Elections-Banniere

Pour la transparence de l'opération électorale, un décompte parallèle des voix est nécessaire. Et il est facile à mettre en place avec un minimum d'organisation.

Par Mohamed Ben M'Barek*

Dans les pays démocratiques, lors des élections, le résultat du décompte des voix à l'ouverture des urnes est affiché le lendemain dans les journaux, localité par localité. Lors des élections d'octobre 2011 en Tunisie, le délai entre le décompte des voix et les résultats officiels a été une mascarade**.

Rien n'est plus simple techniquement

Au-delà des fraudes possibles pendant le déroulement des élections, la plus fiable pour un organisateur au service du pouvoir est celle qui manipule le décompte pour afficher des résultats qui n'ont rien à voir avec le décompte réel. On soupçonnait même Ben Ali d'avoir le résultat réel et d'en publier un autre.

Pourtant, rien n'est plus simple techniquement que de faire un décompte parallèle des voix. Il suffit d'un minimum d'organisation.

En 2011, il y a eu environ 9.600 urnes utilisées. Il suffit qu'à l'ouverture de chaque urne, il y ait un représentant qui envoie le résultat sur un formulaire web pour qu'on puisse calculer la nuit même la composition de la nouvelle assemblée.

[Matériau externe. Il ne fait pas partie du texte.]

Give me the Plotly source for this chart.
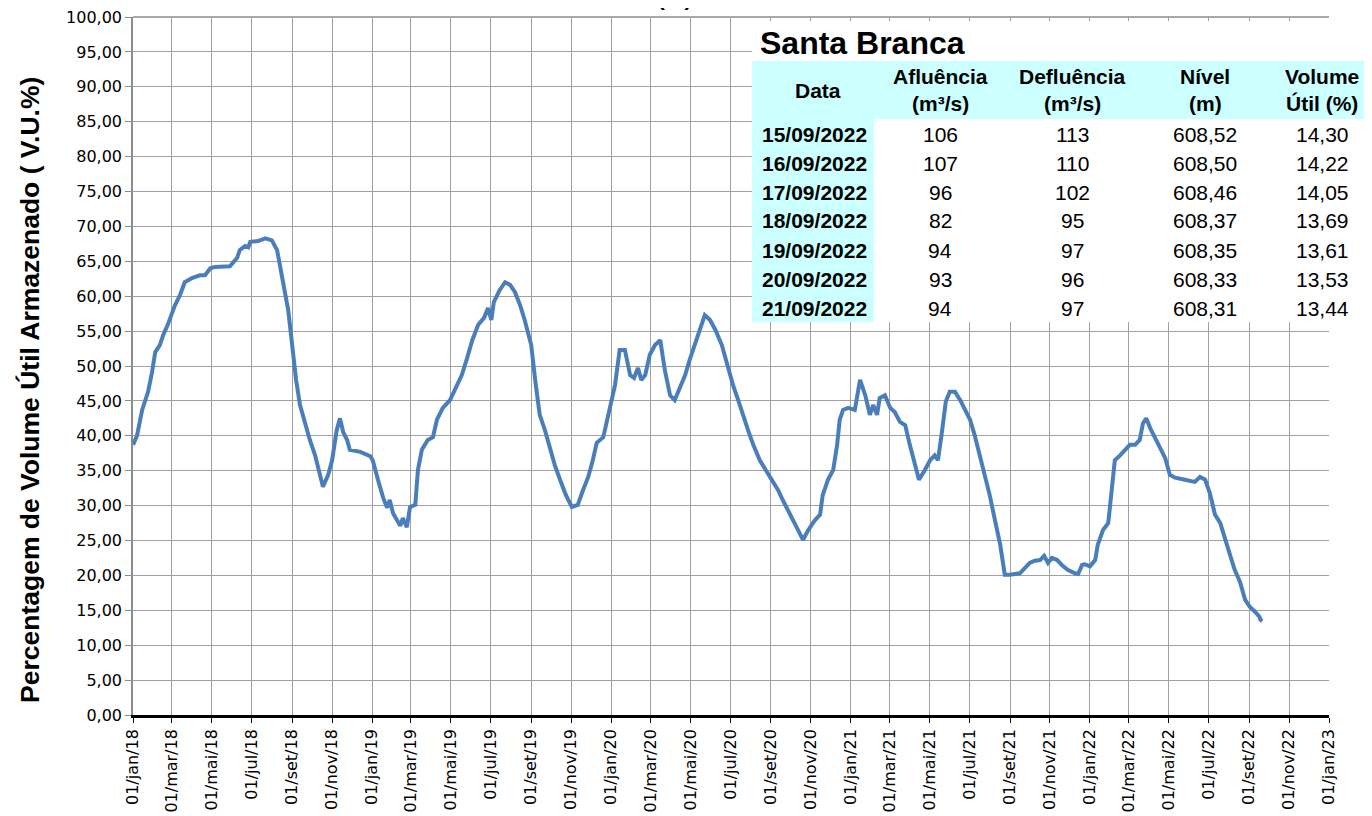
import plotly.graph_objects as go

# ---- series: Volume Útil (%) ----
dates = [
    "2018-01-01","2018-01-07","2018-01-15","2018-01-24","2018-01-30","2018-02-04","2018-02-11","2018-02-16",
    "2018-02-23","2018-03-06","2018-03-14","2018-03-21","2018-04-01","2018-04-13","2018-04-21","2018-04-29",
    "2018-05-06","2018-05-29","2018-06-09","2018-06-13","2018-06-21","2018-06-26","2018-06-29","2018-07-11",
    "2018-07-22","2018-08-01","2018-08-09","2018-08-18","2018-08-26","2018-09-01","2018-09-07","2018-09-13",
    "2018-09-21","2018-09-28","2018-10-06","2018-10-13","2018-10-18","2018-10-26","2018-11-01","2018-11-08",
    "2018-11-13","2018-11-18","2018-11-24","2018-11-28","2018-12-14","2018-12-29","2019-01-02","2019-01-10",
    "2019-01-18","2019-01-24","2019-01-28","2019-02-02","2019-02-08","2019-02-13","2019-02-17","2019-02-23",
    "2019-02-28","2019-03-08","2019-03-12","2019-03-18","2019-03-27","2019-04-04","2019-04-10","2019-04-19",
    "2019-04-30","2019-05-08","2019-05-18","2019-05-26","2019-06-03","2019-06-12","2019-06-21","2019-06-27",
    "2019-07-02","2019-07-06","2019-07-15","2019-07-23","2019-07-31","2019-08-07","2019-08-15","2019-08-22",
    "2019-09-01","2019-09-07","2019-09-14","2019-09-22","2019-09-30","2019-10-07","2019-10-15","2019-10-24",
    "2019-11-02","2019-11-11","2019-11-19","2019-11-27","2019-12-04","2019-12-10","2019-12-20","2019-12-30",
    "2020-01-07","2020-01-14","2020-01-22","2020-01-30","2020-02-05","2020-02-11","2020-02-16","2020-02-22",
    "2020-02-29","2020-03-08","2020-03-16","2020-03-23","2020-03-31","2020-04-07","2020-04-15","2020-04-23",
    "2020-04-30","2020-05-08","2020-05-16","2020-05-23","2020-05-31","2020-06-08","2020-06-18","2020-06-26",
    "2020-07-05","2020-07-13","2020-07-20","2020-07-28","2020-08-05","2020-08-15","2020-08-24","2020-09-03",
    "2020-09-12","2020-09-19","2020-09-30","2020-10-08","2020-10-15","2020-10-20","2020-10-28","2020-11-07",
    "2020-11-15","2020-11-19","2020-11-27","2020-12-05","2020-12-11","2020-12-15","2020-12-20","2020-12-28",
    "2021-01-07","2021-01-15","2021-01-23","2021-01-30","2021-02-04","2021-02-10","2021-02-14","2021-02-22",
    "2021-03-02","2021-03-09","2021-03-17","2021-03-25","2021-04-01","2021-04-09","2021-04-15","2021-04-24",
    "2021-05-02","2021-05-09","2021-05-14","2021-05-20","2021-05-26","2021-06-01","2021-06-09","2021-06-17",
    "2021-06-24","2021-07-02","2021-07-09","2021-07-17","2021-07-25","2021-08-01","2021-08-09","2021-08-17",
    "2021-08-24","2021-09-01","2021-09-16","2021-09-24","2021-10-01","2021-10-09","2021-10-17","2021-10-23",
    "2021-10-29","2021-11-04","2021-11-12","2021-11-19","2021-11-28","2021-12-09","2021-12-14","2021-12-20",
    "2021-12-24","2022-01-01","2022-01-09","2022-01-13","2022-01-21","2022-01-29","2022-02-04","2022-02-08",
    "2022-02-16","2022-02-23","2022-03-03","2022-03-11","2022-03-18","2022-03-23","2022-03-28","2022-04-03",
    "2022-04-10","2022-04-18","2022-04-26","2022-05-03","2022-05-11","2022-05-26","2022-06-10","2022-06-18",
    "2022-06-26","2022-07-03","2022-07-11","2022-07-19","2022-07-26","2022-08-03","2022-08-10","2022-08-18",
    "2022-08-26","2022-09-02","2022-09-10","2022-09-15","2022-09-16","2022-09-17","2022-09-18","2022-09-19",
    "2022-09-20","2022-09-21",
]
volume = [
    38.7, 40.0, 43.7, 46.3, 49.1, 52.0, 53.0, 54.4,
    55.9, 58.7, 60.2, 62.0, 62.6, 63.0, 63.0, 64.0,
    64.2, 64.3, 65.5, 66.6, 67.2, 67.0, 67.8, 67.9,
    68.3, 68.0, 66.6, 61.6, 58.0, 53.0, 48.0, 44.4,
    41.5, 39.4, 37.2, 34.4, 32.7, 34.4, 36.5, 40.8,
    42.5, 40.5, 39.4, 38.0, 37.7, 37.1, 36.5, 33.7,
    31.1, 29.7, 30.8, 28.9, 27.9, 27.1, 28.2, 26.9,
    29.8, 30.1, 35.1, 38.0, 39.4, 39.8, 42.3, 44.0,
    45.1, 46.6, 48.7, 51.1, 53.7, 55.9, 56.9, 58.3,
    56.6, 59.2, 60.9, 62.0, 61.6, 60.6, 58.7, 56.6,
    53.0, 48.0, 43.0, 40.8, 38.0, 35.8, 33.7, 31.5,
    29.8, 30.1, 32.2, 34.1, 36.5, 39.0, 39.8, 43.7,
    47.3, 52.3, 52.3, 48.7, 48.3, 49.7, 48.0, 48.7,
    51.6, 53.0, 53.7, 49.4, 45.8, 45.1, 46.8, 48.7,
    50.9, 53.0, 55.2, 57.3, 56.6, 55.2, 53.0, 50.1,
    47.3, 45.1, 43.0, 40.8, 38.7, 36.5, 35.1, 33.7,
    32.2, 30.8, 28.7, 27.2, 25.8, 25.1, 26.5, 27.9,
    28.7, 31.5, 33.7, 35.1, 38.7, 42.3, 43.7, 44.0,
    43.7, 48.0, 45.8, 43.0, 44.4, 43.0, 45.4, 45.8,
    44.0, 43.4, 42.0, 41.5, 38.7, 35.8, 33.7, 35.1,
    36.5, 37.2, 36.5, 40.5, 44.9, 46.3, 46.3, 45.1,
    43.7, 42.3, 40.1, 37.2, 34.4, 31.5, 27.9, 24.4,
    20.1, 20.1, 20.3, 21.0, 21.8, 22.1, 22.2, 22.8,
    21.8, 22.5, 22.2, 21.5, 20.8, 20.3, 20.2, 21.5,
    21.6, 21.3, 22.2, 24.4, 26.5, 27.5, 32.2, 36.5,
    37.2, 38.0, 38.7, 38.7, 39.4, 41.8, 42.5, 41.1,
    39.8, 38.3, 36.8, 34.4, 34.0, 33.7, 33.4, 34.1,
    33.7, 31.8, 28.7, 27.5, 25.1, 22.9, 20.8, 19.1,
    16.5, 15.5, 14.8, 14.30, 14.22, 14.05, 13.69, 13.61,
    13.53, 13.44,
]

# ---- table ----
table_title = "Santa Branca"
tab_dates = ["15/09/2022","16/09/2022","17/09/2022","18/09/2022","19/09/2022","20/09/2022","21/09/2022"]
tab_aflu = ["106","107","96","82","94","93","94"]
tab_deflu = ["113","110","102","95","97","96","97"]
tab_nivel = ["608,52","608,50","608,46","608,37","608,35","608,33","608,31"]
tab_vol = ["14,30","14,22","14,05","13,69","13,61","13,53","13,44"]
tab_headers = [("Afluência", "(m³/s)"), ("Defluência", "(m³/s)"), ("Nível", "(m)"), ("Volume", "Útil (%)")]

# ---- axis ticks ----
years = [2018, 2019, 2020, 2021, 2022]
month_nums = [1, 3, 5, 7, 9, 11]
month_names = ["jan", "mar", "mai", "jul", "set", "nov"]
x_tickvals, x_ticktext = [], []
for y in years:
    for m, nm in zip(month_nums, month_names):
        x_tickvals.append(f"{y}-{m:02d}-01")
        x_ticktext.append(f"01/{nm}/{str(y)[2:]}")
x_tickvals.append("2023-01-01")
x_ticktext.append("01/jan/23")

# page body has an 8px margin: figure drawn at (8, 8) in the window
OFF = 8
W, H = 1372 - OFF, 816 - OFF
L, R, T, B = 133, 1329, 17, 715          # plot area in window pixels
def px(x):
    return (x - L) / (R - L)
def py(y):
    return (B - y) / (B - T)

fig = go.Figure()
fig.add_trace(go.Scatter(x=dates, y=volume, mode="lines",
                         line=dict(color="#4A7EBB", width=4), hoverinfo="x+y"))

shapes = []
annotations = []
CYAN = "#CCFFFF"
# table backgrounds
shapes.append(dict(type="rect", xref="paper", yref="paper", x0=px(752), x1=px(1372), y0=py(322), y1=py(21),
                   fillcolor="white", line=dict(width=0), layer="above"))
shapes.append(dict(type="rect", xref="paper", yref="paper", x0=px(752), x1=px(1372), y0=py(119), y1=py(61),
                   fillcolor=CYAN, line=dict(width=0), layer="above"))
shapes.append(dict(type="rect", xref="paper", yref="paper", x0=px(752), x1=px(874), y0=py(322), y1=py(119),
                   fillcolor=CYAN, line=dict(width=0), layer="above"))
# top border
shapes.append(dict(type="line", xref="paper", yref="paper", x0=0, x1=1, y0=1, y1=1,
                   line=dict(color="#8C8C8C", width=1.5), layer="below"))

FONT = "Liberation Sans, Arial, sans-serif"
def ann(text, x, y, size=21, bold=False, xanchor="center"):
    t = f"<b>{text}</b>" if bold else text
    annotations.append(dict(text=t, x=px(x), y=py(y), xref="paper", yref="paper", showarrow=False,
                            xanchor=xanchor, yanchor="middle", font=dict(family=FONT, size=size, color="black")))

ann(table_title, 758, 43, size=32, bold=True, xanchor="left")
ann("Data", 818, 90, bold=True)
col_x = [940, 1072, 1205, 1322]
for cx, (h1, h2) in zip(col_x, tab_headers):
    ann(h1, cx, 76, bold=True)
    ann(h2, cx, 104, bold=True)
row_y = [134, 163, 192, 221, 250, 279, 308]
for i, ry in enumerate(row_y):
    ann(tab_dates[i], 814, ry, bold=True)
    ann(tab_aflu[i], col_x[0], ry)
    ann(tab_deflu[i], col_x[1], ry)
    ann(tab_nivel[i], col_x[2], ry)
    ann(tab_vol[i], col_x[3], ry)

# y axis title
annotations.append(dict(text="<b>Percentagem de Volume Útil Armazenado ( V.U.%)</b>", x=px(30), y=py(390),
                        xref="paper", yref="paper", showarrow=False, textangle=-90,
                        xanchor="center", yanchor="middle",
                        font=dict(family=FONT, size=26.5, color="black")))
# clipped chart title at top
annotations.append(dict(text="<b>Volume Útil (%)</b>", x=px(694), y=py(12), xref="paper", yref="paper",
                        showarrow=False, xanchor="right", yanchor="bottom",
                        font=dict(family=FONT, size=22, color="black")))

fig.update_layout(
    width=W, height=H,
    margin=dict(l=L - OFF, r=W - (R - OFF), t=T - OFF, b=H - (B - OFF), autoexpand=False),
    paper_bgcolor="white", plot_bgcolor="white",
    showlegend=False,
    separators=",.",
    shapes=shapes, annotations=annotations,
    xaxis=dict(type="date", range=["2018-01-01", "2023-01-01"], tickvals=x_tickvals, ticktext=x_ticktext,
               tickangle=-90, showgrid=True, gridcolor="#A0A0A0", gridwidth=1,
               showline=True, linecolor="black", linewidth=2.5, automargin=False,
               ticks="outside", ticklen=5, tickcolor="black", zeroline=False,
               ticklabeloverflow="allow",
               tickfont=dict(family="DejaVu Sans", size=16, color="black")),
    yaxis=dict(range=[0, 100], tickmode="linear", tick0=0, dtick=5, tickformat=".2f",
               showgrid=True, gridcolor="#A0A0A0", gridwidth=1, automargin=False,
               showline=True, linecolor="#8C8C8C", linewidth=1.5,
               ticks="outside", ticklen=6, tickcolor="#8C8C8C", zeroline=False,
               ticklabeloverflow="allow",
               tickfont=dict(family="DejaVu Sans", size=16, color="black")),
)

fig.write_html("out.html")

Recueillir informatiquement 9.600 résultats est un jeu d'enfants. C'est un projet informatique qui demande une à deux journées de programmation à un seul informaticien. La principale difficulté est d'authentifier la personne qui soumet le résultat.
Il n'est même pas nécessaire d'avoir de gros moyens. Même avec du logiciel libre et les possibilités gratuites offertes par Google, c'est-à-dire un budget logiciel nul, le système peut être mis en place. La célérité avec laquelle ce site ''Pirate.tn''  a été mis en place montre que, techniquement, cela est tout a fait faisable.
Afficher publiquement le résultat urne par urne est le seul moyen de donner la possibilité à ceux qui ont assisté aux dépouillements de vérifier que c'est bien le résultat réel de leur urne qui a été pris en compte dans le décompte final.

C'est le décompte qui compte

Disposer de 9.600 «informateurs» est la principale difficulté logistique que seule une coalition de partis pouvant imposer à l'Instance des élections (Isie) ses représentants peut résoudre. L'opposition peut ainsi avoir «son» propre résultat indépendamment de la majorité au pouvoir à un moment où le label «indépendant» a perdu beaucoup de sa signification et cache, dans beaucoup de cas, des allégeances inavouées.

Quand j'étais étudiant en France, j'ai été très surpris lorsqu'un de mes amis français s'est excusé en me disant qu'il devait me laisser car il voulait assister aux décomptes des voix dans sa localité.

En démocratie, c'est un devoir d'être soupçonneux envers «l'organisateur des élections».

* Economiste et consultant notamment en systèmes d'informations pour les entreprises.

** Si l'Isie a présenté publiquement les résultats urne par urne de l'élection 2011, publication qui m'aurait vraisemblablement échappée, alors je lui présenterais mes excuses.